Eine Woche vor dem EU-Gipfel in Brüssel hat Kanzlerin Angela Merkel auf eine Änderung der EU-Verträge und auf eine gemeinsame Fiskalpolitik der EU-Staaten gedrängt. In einer Regierungserklärung sagte Merkel, auch "starke Durchgriffsrechte" auf die nationalen Haushalte seien erforderlich. Nur so könne die Krise der gemeinsamen Währung überwunden werden.
Notfalls müssten die Euro-Staaten mit einer eigenen Vereinbarung vorangehen. Eine Spaltung der EU zwischen den Staaten mit und ohne Euro müsse allerdings vermieden werden. Zugleich müsste die Unabhängigkeit der Notenbanken und Gerichte geschützt werden.

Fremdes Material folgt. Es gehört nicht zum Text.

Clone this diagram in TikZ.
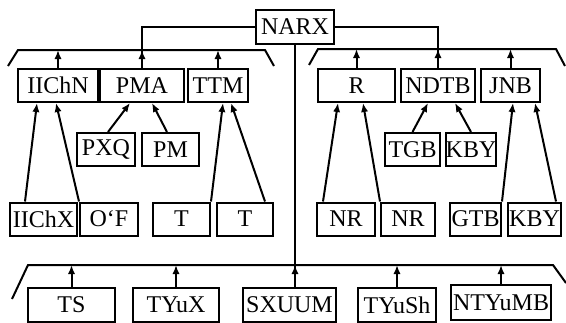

Merkel warnte zugleich davor, auf schnelle Lösungen zu hoffen. Es werde in Brüssel "keinen Befreiungsschlag" geben. Vielmehr werde die Bewältigung der Krise Jahre dauern.
Die Kanzlerin sprach von einem massiven Vertrauensverlust und der vielleicht schwersten Krise der EU. Diese führte sie aber auf Konstruktionsfehler beim Euro und die Aufweichung der Defizitkriterien zurück. Diese Fehler müssten nun beseitigt werden. Merkel betonte, dass sie dabei in enger Abstimmung mit den übrigen Staats- und Regierungschefs der Union agiere. Es sei abwegig, Deutschland vorzuwerfen, Europa dominieren zu wollen.
Allerdings blieb Merkel bei ihrer Ablehnung von gemeinsamen europäischen Anleihen. Diese Debatte erübrige sich, solange es keine wirksame Durchgriffsrechte auf die nationalen Haushalte gebe.
In seiner Antwort hielt SPD-Fraktionschef Frank-Walter Steinmeier Merkel vor, ein Stabilitätsrisiko für Europa zu sein. Merkel habe in ihrer Regierungserklärung am Kern der Sache vorbeigeredet. Niemand werfe ihr vor, dass es die Krise gebe. "Aber wie sie mit ihr umgehen, das geht auf keine Kuhhaut", sagte Steinmeier.
Merkel trage mit Wankelmütigkeit und Entscheidungslosigkeit Mitverantwortung dafür, dass nichts stabiler geworden sei. Die Kanzlerin habe bislang alle Bastionen geräumt, die sie einmal in der europäischen Diskussion über die Beilegung der Krise eingenommen habe. Daher fehle es ihr an jeder Glaubwürdigkeit. Selbst wohlmeinende europäische Nachbarn seien inzwischen gegen Deutschland aufgebracht, kritisierte der SPD-Fraktionschef weiter.
FDP-Fraktionschef Brüderle sprach sich für Änderungen der EU-Verträge aus, um die Haushaltsdisziplin in den Euro-Staaten besser zu kontrollieren und Verstöße zu sanktionieren. Wie die Kanzlerin lehnte er gemeinsamen Anleihen der Euroländer ab.
Bleibt es beim Nein zu Eurobonds?
Diesen Aussagen misstraut Grünen-Fraktionschef Jürgen Tritten. Er warf der Bundesregierung vor, der Bevölkerung die Unwahrheit über Euro-Bonds zu sagen. Da die Europäische Zentralbank in großem Umfang Staatsanleihen überschuldeter Länder wie Spanien und Italien aufgekauft habe, gebe es längst eine gemeinsame europäische Haftung für Schulden.
Trittin plädierte dafür, den Euro-Schutzschirm EFSF mit einer Banklizenz auszustatten und ihm damit Zugriff auf Mittel der Europäischen Zentralbank zu geben. Jetzt sei geboten, Ländern wie Italien oder Spanien Möglichkeiten der Refinanzierung zu geben.
Für die Linkspartei vertrat Fraktionschef Gregor Gysi die Ansicht, nicht Staatsverschuldung sei die Ursache der Krise, sondern die Macht von Banken, Versicherungen und Fonds. Der "einzig mögliche Weg" aus der europäischen Krise sei, große Geldinstitute wie die Deutsche Bank zu verkleinern und öffentlich-rechtlich zu organisieren.
Merkel kam mit ihrer Regierungserklärung einer Bitte der Fraktionsvorsitzenden Steinmeier und Trittin nach. Diese hatten sie zu einer Erklärung vor dem EU-Gipfel aufgefordert.